3. Redundancy and unfair dismissal
Other noted April changes include an increase in redundancy and unfair dismissal rates, which will rise from the current weekly maximum of £475 to £479, in line with the increase in the retail price index.
4. Equal pay data
Although no date has yet been set, there is also an intention to introduce new regulations to help address the pay gap between men and women. Sometime during 2016 new rules are due to come into effect requiring all businesses and organisations employing 250 or more people to publish information on gender pay. This will need to include details of mean and median pay by gender and numbers of workers of each gender in each pay quartile. Larger employers would be wise to prepare the groundwork now, initially by carrying out an in-house audit to determine if there is an existing discrepancy in pay between genders.
5. Holiday pay rights
Employers should also be aware of other key employment-related legal developments including the issue of holiday pay entitlement. In February, an employment appeal tribunal ruled in favour of a British Gas telesales worker who said his holiday pay should include commission that he would have earned during his time off. This is the latest in a string of cases interpreting the EU Working Time Directive on paid holiday entitlement and in particular about how it should be calculated. The ruling confirms previous cases that said holiday pay should include additional elements, over and above basic pay, that are regularly received by workers.
The clear message to employers is to take specific advice on their obligations and options on holiday pay. This is because contracts and work practices vary so much that it's difficult to give general guidance. A good rule of thumb, however, is that holiday pay should reflect what workers are normally paid. In many cases nothing may need to be done, either because workers are already paid holiday pay based on average earnings or because they are on a flat salary. Doing nothing is therefore an option for some employers, but only if their workforce is happy with the current situation.
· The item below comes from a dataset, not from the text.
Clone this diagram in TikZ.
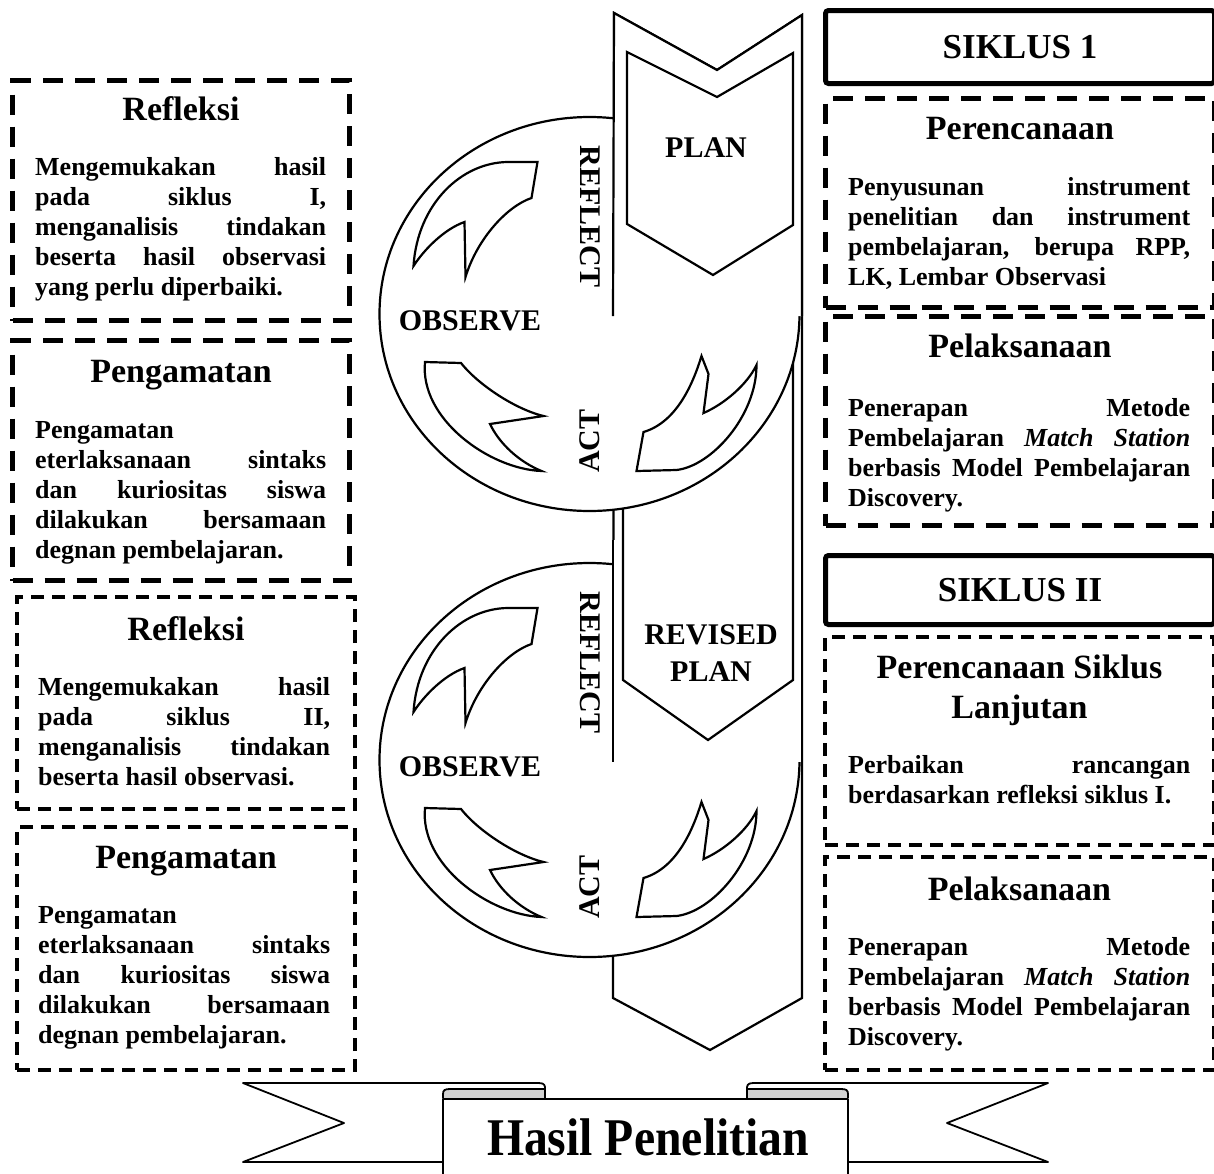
\documentclass[tikz,border=0pt]{standalone}
\usepackage{fontspec}
\setmainfont{Liberation Serif}
\usetikzlibrary{positioning}
\hbadness=10000
\tolerance=10000

\begin{document}
\begin{tikzpicture}[
    x=1pt, y=1pt,
    dashbox/.style={draw, line width=5pt, dash pattern=on 20pt off 12pt, anchor=north west, inner sep=0pt},
    dashboxs/.style={draw, line width=4pt, dash pattern=on 13pt off 8pt, anchor=north west, inner sep=0pt},
    cyclebox/.style={draw, line width=5pt, rounded corners=3pt, minimum width=389pt, minimum height=70pt, anchor=north west, inner sep=0pt, font=\fontsize{35}{40}\selectfont\bfseries},
    boxtitle/.style={anchor=base, align=center, inner sep=0pt, font=\fontsize{34}{40}\selectfont\bfseries},
    boxtext/.style={anchor=base west, align=justify, inner sep=0pt, font=\fontsize{26}{30}\selectfont\bfseries},
    figline/.style={line width=2.2pt},
    cyclelabel/.style={inner sep=0pt, font=\fontsize{30}{37}\selectfont\bfseries},
    ribbon/.style={line width=1.8pt, line join=round},
]
\useasboundingbox (0,0) rectangle (1214,-1173);

% Left column
\node[dashbox, minimum width=337pt, minimum height=240pt] (refl1) at (10,-78) {};
\node[boxtitle] (refl1title) at ([yshift=-42pt]refl1.north) {Refleksi};
\node[boxtext, text width=291pt] (refl1text) at ([xshift=25pt, yshift=-97pt]refl1.north west) {Mengemukakan hasil\linebreak
pada siklus I,\linebreak
menganalisis tindakan\linebreak
beserta hasil observasi\linebreak
yang perlu diperbaiki.};

\node[dashbox, minimum width=337pt, minimum height=240pt] (obs1) at (10,-338) {};
\node[boxtitle] (obs1title) at ([yshift=-44pt]obs1.north) {Pengamatan};
\node[boxtext, text width=291pt] (obs1text) at ([xshift=25pt, yshift=-100pt]obs1.north west) {Pengamatan\linebreak
eterlaksanaan sintaks\linebreak
dan kuriositas siswa\linebreak
dilakukan bersamaan\linebreak
degnan pembelajaran.};

\node[dashboxs, minimum width=338pt, minimum height=212pt] (refl2) at (15,-595) {};
\node[boxtitle] (refl2title) at ([yshift=-45pt]refl2.north) {Refleksi};
\node[boxtext, text width=292pt] (refl2text) at ([xshift=23pt, yshift=-100pt]refl2.north west) {Mengemukakan hasil\linebreak
pada siklus II,\linebreak
menganalisis tindakan\linebreak
beserta hasil observasi.};

\node[dashboxs, minimum width=338pt, minimum height=243pt] (obs2) at (15,-825) {};
\node[boxtitle] (obs2title) at ([yshift=-43pt]obs2.north) {Pengamatan};
\node[boxtext, text width=292pt] (obs2text) at ([xshift=23pt, yshift=-98pt]obs2.north west) {Pengamatan\linebreak
eterlaksanaan sintaks\linebreak
dan kuriositas siswa\linebreak
dilakukan bersamaan\linebreak
degnan pembelajaran.};

% Right column
\node[cyclebox, minimum height=73pt] (siklus1) at (823,-8) {SIKLUS 1};

\node[dashbox, minimum width=389pt, minimum height=209pt] (plan1) at (823,-96) {};
\node[boxtitle] (plan1title) at ([yshift=-43pt]plan1.north) {Perencanaan};
\node[boxtext, text width=342pt] (plan1text) at ([xshift=25pt, yshift=-99pt]plan1.north west) {Penyusunan instrument\linebreak
penelitian dan instrument\linebreak
pembelajaran, berupa RPP,\linebreak
LK, Lembar Observasi};

\node[dashbox, minimum width=389pt, minimum height=209pt] (act1) at (823,-314) {};
\node[boxtitle] (act1title) at ([yshift=-43pt]act1.north) {Pelaksanaan};
\node[boxtext, text width=342pt] (act1text) at ([xshift=25pt, yshift=-102pt]act1.north west) {Penerapan Metode\linebreak
Pembelajaran \textit{Match Station}\linebreak
berbasis Model Pembelajaran\linebreak
Discovery.};

\node[cyclebox, minimum height=69pt] (siklus2) at (823,-553) {SIKLUS II};

\node[dashboxs, minimum width=389pt, minimum height=208pt] (plan2) at (823,-635) {};
\node[boxtitle] (plan2title) at ([yshift=-83pt]plan2.north) {Perencanaan Siklus\\Lanjutan};
\node[boxtext, text width=342pt] (plan2text) at ([xshift=25pt, yshift=-138pt]plan2.north west) {Perbaikan rancangan\linebreak
berdasarkan refleksi siklus I.};

\node[dashboxs, minimum width=389pt, minimum height=213pt] (act2) at (823,-855) {};
\node[boxtitle] (act2title) at ([yshift=-45pt]act2.north) {Pelaksanaan};
\node[boxtext, text width=342pt] (act2text) at ([xshift=25pt, yshift=-100pt]act2.north west) {Penerapan Metode\linebreak
Pembelajaran \textit{Match Station}\linebreak
berbasis Model Pembelajaran\linebreak
Discovery.};

% Cycle band
\draw[figline, fill=white] (614,-13) -- (717,-70) -- (802,-15) -- (802,-998) -- (710,-1050) -- (613,-998) -- cycle;
\draw[figline, fill=white] (623,-300) -- (623,-680) -- (708,-740) -- (793,-680) -- (793,-300);

% Circles
\foreach \cy in {-314,-760}
  \draw[figline, fill=white] (589.5,\cy) ellipse [x radius=210, y radius=197];

% Band in front of the circles
\fill[white] (614,-13) -- (717,-70) -- (802,-15) -- (802,-316) -- (613,-316) -- cycle;
\draw[figline] (613,-316) -- (614,-13) -- (717,-70) -- (802,-15) -- (802,-316);
\draw[figline, fill=white] (627,-52) -- (717,-97) -- (793,-53) -- (793,-225) -- (713,-275) -- (627,-224) -- cycle;

\fill[white] (613,-540) rectangle (802,-762);
\draw[figline] (613,-540) -- (613,-762);
\draw[figline] (802,-540) -- (802,-762);
\draw[figline] (623,-540) -- (623,-680) -- (708,-740) -- (793,-680) -- (793,-540);

\node[cyclelabel] (plan) at (706,-148) {PLAN};
\node[cyclelabel, align=center] (revplan) at (711,-653.5) {REVISED\\PLAN};

% Curved arrows and labels in each circle
\foreach \cy/\n in {-314/1,-760/2}{
  \begin{scope}[shift={(589.5,\cy)}]
    \draw[figline, fill=white] (-176,48) .. controls (-172,110) and (-128,152) .. (-81,152) -- (-52,152) -- (-58,116)
      .. controls (-82,108) and (-112,76) .. (-124,37) -- (-125,92)
      .. controls (-145,85) and (-165,65) .. (-176,48) -- cycle;
    \draw[figline, fill=white] (-164.5,-48) -- (-128.5,-49) .. controls (-112,-70) and (-75,-95) .. (-46,-102)
      -- (-99.5,-110) .. controls (-90,-130) and (-70,-148) .. (-48,-157)
      .. controls (-100,-155) and (-170,-105) .. (-164.5,-48) -- cycle;
    \draw[figline, fill=white] (47,-157) -- (87,-156) .. controls (122,-152) and (167,-102) .. (167,-51)
      .. controls (158,-70) and (135,-90) .. (114,-99) -- (119,-60) -- (112,-42)
      .. controls (104,-68) and (88,-108) .. (54,-118) -- cycle;
    \node[cyclelabel, rotate=-90] (reflect\n) at (0.5,97.5) {REFLECT};
    \node[cyclelabel] (observe\n) at (-119.5,-6.5) {OBSERVE};
    \node[cyclelabel, rotate=90] (act\n) at (0.5,-127) {ACT};
  \end{scope}
}

% Banner
\draw[ribbon, fill=gray!35] (443,-1098) -- (443,-1094) .. controls (443,-1090) and (445,-1089) .. (450,-1089) -- (545,-1089) -- (545,-1098);
\draw[ribbon] (443,-1162) -- (243,-1162) -- (344,-1123) -- (243,-1083) -- (539,-1083) .. controls (545,-1083) and (545,-1086) .. (545,-1089) -- (545,-1098);
\draw[ribbon, fill=gray!35] (848,-1098) -- (848,-1094) .. controls (848,-1090) and (846,-1089) .. (841,-1089) -- (747,-1089) -- (747,-1098);
\draw[ribbon] (848,-1162) -- (1048,-1162) -- (947,-1123) -- (1048,-1083) -- (753,-1083) .. controls (747,-1083) and (747,-1086) .. (747,-1089) -- (747,-1098);
\node[draw, ribbon, fill=white, minimum width=405pt, minimum height=100pt, anchor=north, inner sep=0pt] (banner) at (645.5,-1098) {};
\node[anchor=base, inner sep=0pt, font=\fontsize{53}{60}\selectfont\bfseries] (hasil) at (648,-1155) {\scalebox{0.9}[1]{Hasil Penelitian}};

\end{tikzpicture}
\end{document}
Taking advice is always wise, however, and can be cost-effective if it prevents a situation where a claim for lost income arises. While a shortfall in holiday pay entitlement can often be small or intermittent, workers who believe they've been underpaid for their holidays can claim up to two years' backdated payments, so bear this potential cost in mind.
6. Brexit and its consequences
June's European Union referendum is another issue that has the potential to effect UK employment legislation, should the British electorate opt to leave, although the extent of this is unclear at present.
A vote to leave the EU is, however, unlikely to lead to many significant changes in the short term because this would require a large amount of legislative work. And there's already significant flexibility in operating laws such as the Working Time Directive where UK workers can opt out of the maximum 48-hour working week, for example.
If the UK opts to leave the EU but remains a member of the European Free Trade Organisation (EFTA), then it would remain subject to the external enforcement of social laws, including much employment law, by the European Free Trade Court, in a similar way to the way the European Court of Justice works now.